- Directed by: Marcel L'Herbier
- Written by: François Porché; Jean-Georges Auriol; Marcel L'Herbier;
- Based on: Adrienne Lecouvreur by Eugène Scribe and Ernest Legouvé
- Produced by: Bruno Duday; Georges Lampin;
- Starring: Yvonne Printemps; Pierre Fresnay; Junie Astor;
- Cinematography: Fritz Arno Wagner
- Edited by: Boris de Fast
- Music by: Maurice Thiriet
- Production company: UFA
- Distributed by: L'Alliance Cinématographique Européenne
- Release date: 27 September 1938;
- Running time: 106 minutes
- Countries: France; Germany;
- Language: French

= Adrienne Lecouvreur (film) =

1938 film directed by Marcel L'Herbier

Adrienne Lecouvreur is a 1938 French-German biographical film directed by Marcel L'Herbier and starring Yvonne Printemps, Pierre Fresnay and Junie Astor. The film was a co-production between the two countries, and was made at UFA's Berlin Studios.
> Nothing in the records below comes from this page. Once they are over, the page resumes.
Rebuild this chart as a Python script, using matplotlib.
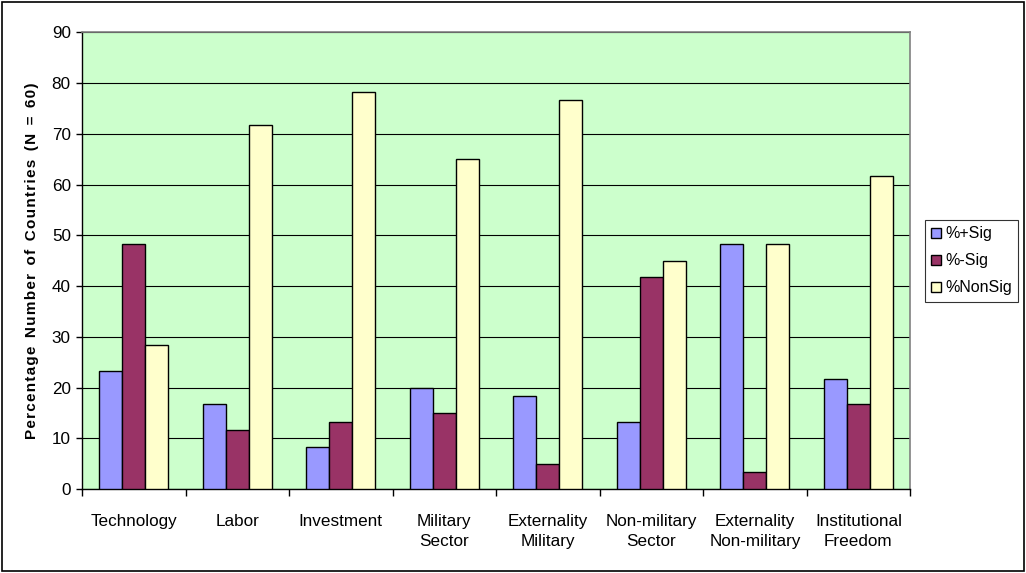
import numpy as np
import matplotlib.pyplot as plt
from matplotlib.patches import Rectangle

plt.rcParams['font.family'] = ['Liberation Sans', 'DejaVu Sans']

categories = ['Technology', 'Labor', 'Investment', 'Military\nSector',
              'Externality\nMilitary', 'Non-military\nSector',
              'Externality\nNon-military', 'Institutional\nFreedom']
# percentages of the 60 countries
pos_sig = [23.3, 16.7, 8.3, 20.0, 18.3, 13.3, 48.3, 21.7]
neg_sig = [48.3, 11.7, 13.3, 15.0, 5.0, 41.7, 3.3, 16.7]
non_sig = [28.3, 71.7, 78.3, 65.0, 76.7, 45.0, 48.3, 61.7]
series_names = ['%+Sig', '%-Sig', '%NonSig']
colors = ['#9999FF', '#993366', '#FFFFCC']

fig = plt.figure(figsize=(10.26, 5.73), dpi=100)
ax = fig.add_axes([0.0799, 0.1466, 0.8072, 0.7967])
ax.set_facecolor('#CCFFCC')

x = np.arange(len(categories))
w = 0.222
for i, (vals, name, c) in enumerate(zip([pos_sig, neg_sig, non_sig], series_names, colors)):
    ax.bar(x + (i - 1) * w, vals, w, color=c, edgecolor='black', linewidth=1.0,
           label=name, zorder=3)

ax.set_xlim(-0.5, len(categories) - 0.5)
ax.set_ylim(0, 90)
ax.set_yticks(range(0, 91, 10))
ax.yaxis.grid(True, color='black', linewidth=0.8, zorder=1)
ax.tick_params(axis='y', direction='out', length=4, width=1, labelsize=12.3, pad=4)

# category names centred, ticks at the boundaries
ax.set_xticks(x)
ax.set_xticklabels(categories, fontsize=12.3, linespacing=1.45)
ax.tick_params(axis='x', which='major', length=0, pad=18)
ax.set_xticks(np.arange(-0.5, len(categories)), minor=True)
ax.tick_params(axis='x', which='minor', direction='out', length=5, width=1)

for side in ['left', 'bottom']:
    ax.spines[side].set_color('black')
    ax.spines[side].set_linewidth(1.0)
for side in ['top', 'right']:
    ax.spines[side].set_color('#808080')
    ax.spines[side].set_linewidth(1.2)

# spread-out bold axis title
ytitle = 'Percentage Number of Countries (N = 60)'
spaced = '  '.join('\u200a'.join(word) for word in ytitle.split(' '))
ax.set_ylabel(spaced, fontsize=11, fontweight='bold', labelpad=9)

leg = ax.legend(loc='center left', bbox_to_anchor=(1.018, 0.5), fontsize=11.5,
                frameon=True, fancybox=False, edgecolor='black', handlelength=0.6,
                handleheight=0.6, handletextpad=0.25, labelspacing=0.75,
                borderpad=0.4, borderaxespad=0)
leg.get_frame().set_linewidth(0.8)

# outer chart border
fig.patches.append(Rectangle((0.002, 0.003), 0.996, 0.994, transform=fig.transFigure,
                             fill=False, edgecolor='black', linewidth=1.2))

fig.savefig('out.png', dpi=100)
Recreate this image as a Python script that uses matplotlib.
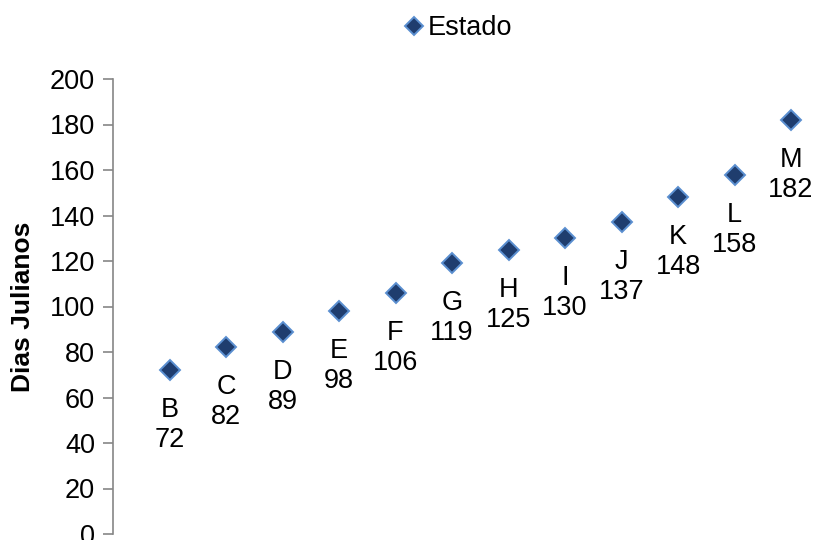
import matplotlib
matplotlib.use("Agg")
import matplotlib.pyplot as plt

plt.rcParams['font.family'] = ['Liberation Sans', 'DejaVu Sans']

# Phenological stages and the Julian day each was reached
estados = ["B", "C", "D", "E", "F", "G", "H", "I", "J", "K", "L", "M"]
dias = [72, 82, 89, 98, 106, 119, 125, 130, 137, 148, 158, 182]
yticks = list(range(0, 201, 20))

W, H = 816, 540
FS = 19.5
fig = plt.figure(figsize=(W / 100, H / 100), dpi=100)

# axes: y from 0 (px 534) to 200 (px 79); x spine at px 113, 56.5 px per stage
x0, x1 = 113, 113 + 56.5 * 13
y0, y1 = 534, 79
ax = fig.add_axes([x0 / W, (H - y0) / H, (x1 - x0) / W, (y0 - y1) / H])

xs = list(range(1, len(dias) + 1))
ax.plot(xs, dias, linestyle="none", marker="D", markersize=10,
        markerfacecolor="#1F3D6E", markeredgecolor="#5B8FD0",
        markeredgewidth=1.4, label="Estado", clip_on=False, zorder=3)

for x, e, d in zip(xs, estados, dias):
    ax.annotate(f"{e}\n{d}", (x, d), xytext=(0, -27),
                textcoords="offset pixels", ha="center", va="top",
                fontsize=FS, linespacing=1.2, color="black")

ax.set_xlim(0, 13)
ax.set_ylim(0, 200)
ax.set_yticks(yticks)
ax.tick_params(axis="y", direction="out", length=7, width=1.2,
               color="#868686", labelsize=FS, pad=6)
ax.set_xticks([])
for side in ("top", "right", "bottom"):
    ax.spines[side].set_visible(False)
ax.spines["left"].set_color("#868686")
ax.spines["left"].set_linewidth(1.2)

fig.text(23 / W, (H - 307) / H, "Dias Julianos", rotation=90,
         ha="center", va="center", fontsize=FS - 0.5, fontweight="bold")

fig.legend(loc="center", bbox_to_anchor=(456 / W, (H - 28) / H),
           frameon=False, fontsize=FS, handletextpad=0.0,
           handlelength=1.0, markerscale=0.9)

fig.savefig("out.png", dpi=100)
It was based on the 1849 play Adrienne Lecouvreur by Eugène Scribe and Ernest Legouvé about the life of eighteenth century actress Adrienne Lecouvreur.

The film's sets were designed by the art directors Ernst H. Albrecht and Anton Weber.

==Plot==
A famous actress and a Polish prince have an ill-fated love affair.